Stan Brand, a former House general counsel, said that the Justice Department may have “tainted their entire investigation” due to the raid. “They created a huge Constitutional issue now.”
Brand was referring specifically to the Speech or Debate Clause, which is found in Article 1, Section 6 of the Constitution.
The clause provides immunity to Members and staff from all actions “within the legislative sphere,” even if conduct claimed as privileged by Members and Senators could violate civil or criminal statutes if it took place elsewhere.
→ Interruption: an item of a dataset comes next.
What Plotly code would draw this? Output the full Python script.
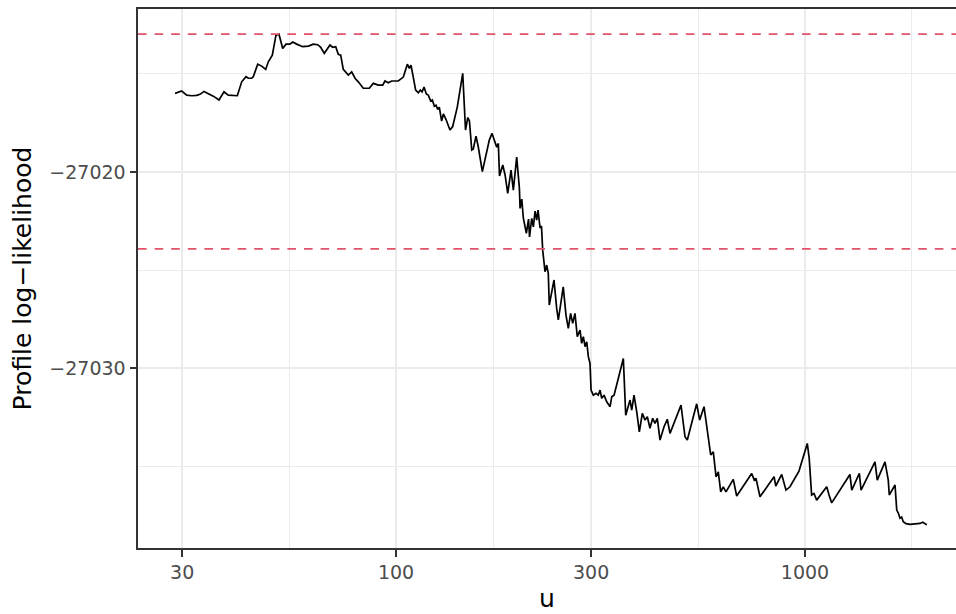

In addition, the clause protects lawmakers from being compelled to give testimony or to turn over privileged documents.
“The Speech or Debate Clause was designed to assure a co-equal branch of the government wide freedom of speech, debate, and deliberation without intimidation or threats from the Executive Branch,” the Supreme Court wrote in a 1972 case involving the Pentagon Papers. “It thus protects Members against prosecutions that directly impinge upon or threaten the legislative process.”
Other court rulings have stated that the Speech or Debate Clause “serves the additional function of reinforcing the separation of powers so deliberately established by our Founders.”
Lawmakers have had a mixed record in recent years when invoking the Speech or Debate privilege while being prosecuted in corruption cases.
For instance, former Rep. Joe McDade (R-Pa.) successfully stood on the privilege during a 1996 corruption probe. At the time, the House ethics committee refused to turn over records it had on McDade, and after a legal battle, the House was able to sustain its position in court. McDade was acquitted on bribery and racketeering charges.
But former Rep. James Traficant (D-0hio) was less fortunate. A federal judge refused to exclude several documents from Traficant’s 2002 trial that Traficant claimed were covered by Speech or Debate. Traficant was convicted on racketeering, bribery and tax evasion and sentenced to eight years in prison.